Whether they are giving needed supplies to local schools, holding community blood drives, supporting non-profit shelters, or participating in the nationwide “Rebuilding Together With Christmas in April,” DPR employees around the country are stepping forward in significant ways to give back to their local communities and children of all ages.

In all 18 DPR offices, volunteerism and community service represent a major component of the five-year “Base Camp” goals established to help DPR advance toward its mission: to be one of the most admired companies by the year 2030. “We will be as integral and indispensable to the communities we operate in as are the Boys and Girls Club and the Red Cross,” states one “vivid description” of how this mission will be achieved.

The many ways that DPR employees are volunteering their time and resources are as diverse as the communities in which they live and work. With Ever Forward as a core value, a strong emphasis has been placed on education and working with children.

“In San Diego, we are donating old plans that are used as drawing paper to a class of handicapped children, as well as reusable office supplies, such as filing bins, tape dispensers and binders with tab dividers, to local schools,” said Brenda Dantes of DPR.

Several offices have teamed up with organizations, such as the Sacramento Knights soccer team and Junior Achievement, to visit elementary schools - encouraging students to stay in school, helping them set long- and short-term goals, and teaching them basic business skills. As part of the alliance with the Knights, DPR’s Sacramento office also started a book distribution program and is continuing to collect books and redistribute them to local low-income schools. In addition, the Phoenix office participated in a construction management seminar for more than 180 local high school students to discuss future career opportunities and needed skill sets.

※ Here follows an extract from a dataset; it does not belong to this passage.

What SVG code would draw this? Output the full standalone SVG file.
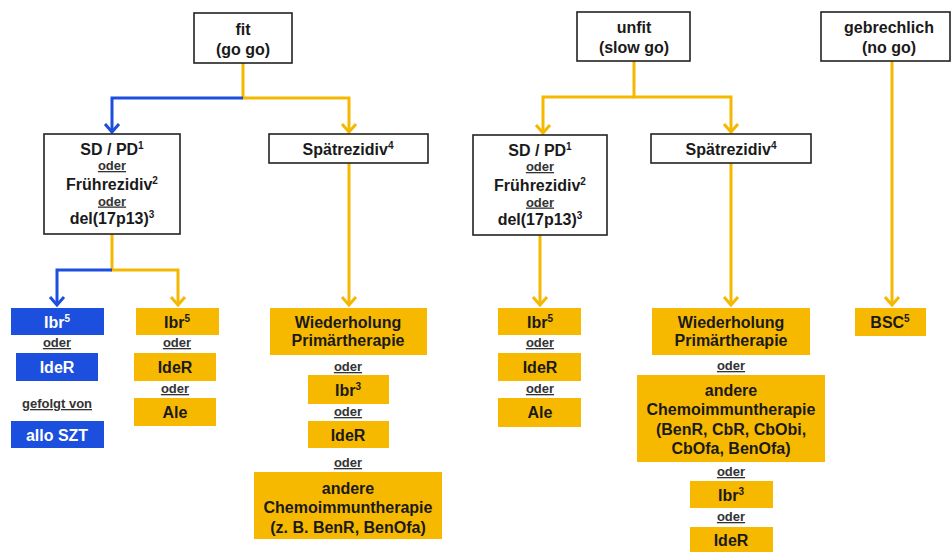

Adopting schools is popular throughout DPR. For example, the Special Services Group in Redwood City took the old Dean’s office and an adjacent computer lab at Menlo-Atherton High School and turned the space into a multi-purpose facility for the school’s Leadership Class. After completing some small construction projects for the Gateway High School, the San Francisco office has started tutoring students in the evenings and put together a week-long construction course during which the students built a stage for the school. Redwood City donated funds for the renovation of Francisco Middle School gymnasium floor in San Francisco’s North Beach. The original hard wood floor had not been refinished since new, in 1929!

As part of its Base Camp, the Austin office held a “Building Great Things” golf tournament last fall, raising money that went to Faith Home, an orphanage for HIV-positive children. The office also held a workday in April to provide repairs and upgrades to a local nursing home.

Community outreach took an entirely different form last year in the Seattle office, which provided exhibition space and sponsored monthly receptions for local artists to showcase work. “Both the artists and many in the architect and design community recognized the value of the work we were doing, and our participation is just one of the ways we are furthering our mission to become a truly vital member of our community,” commented Seattle DPR’s Roger Capestany.